Idrissa Seck est apparu en forme aux côtés du commissaire Assane Ndoye, lundi, dans la cour de la Division des investigations criminelles (Dic), à Dakar (Sénégal), où il est détenu depuis cinq jours. Peut-être une façon de rassurer ses proches, qui se sont mobilisés dimanche pour prévenir toute violence policière contre sa personne. Entendu vendredi matin, il a été placé en garde à vue samedi soir après une perquisition à son domicile. Le petit préféré déchu du Président Abdoulaye Wade est mis en cause dans des dépassements budgétaires survenus alors qu’il était Premier ministre, pour la réhabilitation de Thiès, une ville située à 70 km à l’Est de Dakar dont il est le maire, et pour « atteinte à la sûreté de l’Etat ». Plus d’un an après avoir été limogé par son « père » spirituel, c’est ce dernier qui a lui-même lancé les hostilités jeudi dernier.

« Vous dites à quelqu’un de prendre de l’argent et de vous acheter telle chose pour 2 000 francs à la boutique.

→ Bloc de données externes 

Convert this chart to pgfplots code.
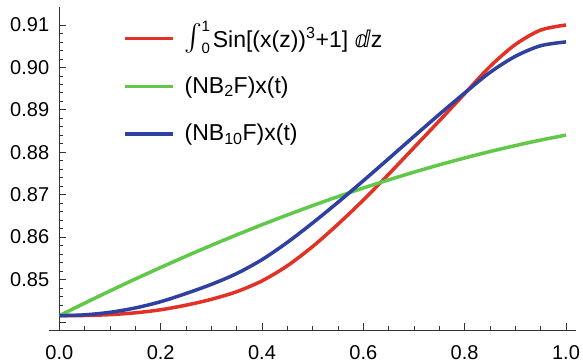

Il revient vous dire qu’il a pris 10 000 francs, vous êtes en droit de lui demander ce qu’il a fait des 8 000. Voilà tout ce qu’il y a entre Idrissa Seck et moi », a-t-il expliqué lors d’un meeting de ralliement de militants ex-socialistes venus de Thiès, le fief de « Idy ». Précisant que le « dossier », constitué à la suite d’un rapport de l’Inspection générale d’Etat (IGE), a été transmis à la justice. Le document relève « un dépassement de 26 milliards de FCFA, par rapport à une enveloppe de 20 milliards autorisée par le Président de la République », selon un communiqué du ministère de l’Intérieur paru vendredi soir.

« Manœuvre politique »

« Pas un seul centime de détourné ne pourra m’être reproché », a rétorqué le principal intéressé, qui a dû rompre l’année de silence qui a suivi sa disgrâce en se fendant d’un communiqué solennel. Samedi soir, les autorités ont a ajouté le chef d’accusation « atteinte à la sûreté de l’Etat » à son dossier. La durée légale de la garde à vue, qui est de 48 heures renouvelables, peut, dans ces conditions, être prolongé de deux fois quatre jours. Ce qui a attisé la colère de ses soutiens. Mamadou Dia, l’ancien président du Conseil des ministres du Sénégal, sous l’ère Senghor, dénonce des manœuvres qui procèdent plus du règlement de comptes que du souci de rendre la justice. « Le fait sans précédent dans nos annales judiciaires de changer brutalement de motif de convocation au cours de l’audition en est une preuve éclatante », estime-t-il.

L’avocat sénégalais et président de la FIDH (Fédération internationale des Ligues des droits de l’Homme), Sidiki Kaba, a rejoint le collectif de défense d’Idrissa Seck. Et Moustapha Niasse, qu’« Idy » avait remplacé à la tête du gouvernement, a lui-même apporté son soutien au « citoyen sénégalais [et au] père de famille ». Le Comité d’initiative des intellectuels du Sénégal (Ciis) affirme ne pas pouvoir croire que « Boy Idy » soit « le premier voleur de la République et le dernier de la classe politique ». L’organisation, membre du Comité d’initiative de la Société civile sénégalaise, se demande pourquoi les ministres des Finances et de l’Habitat ne sont pas entendus dans cette affaire. Rappelant même comment le Président « Wade autorise des dépenses en dehors de tout vote du budget » et de quelle manière il a financé l’avion présidentiel.

Sans préjuger des fautes qu’il a pu commettre, les supporters d’Idrissa Seck, un an avant les élections législatives et deux avant les présidentielles, voient dans ce processus judiciaire la volonté d’élimination du surdoué de la politique. Si l’ex-directeur de campagne, directeur de cabinet et Premier ministre d’Abdoulaye Wade n’est plus le numéro deux au sommet de l’Etat, il l’est toujours à la tête du Parti démocratique sénégalais (PDS). Un mouvement au sein duquel « pros Idy » et « pros Wade » se déchirent. Ils le feront d’autant plus qu’en sortant de son mutisme pour démentir les accusations du chef de l’Etat, Idrissa Seck a confirmé ses ambitions pour les prochaines échéances législatives : être tête de liste sous les couleurs du PDS, si possible, ou indépendant. Et prendre la suite d’Abdoulaye Wade à la tête de l’Etat lors des présidentielles, sauf si celui-ci se représente.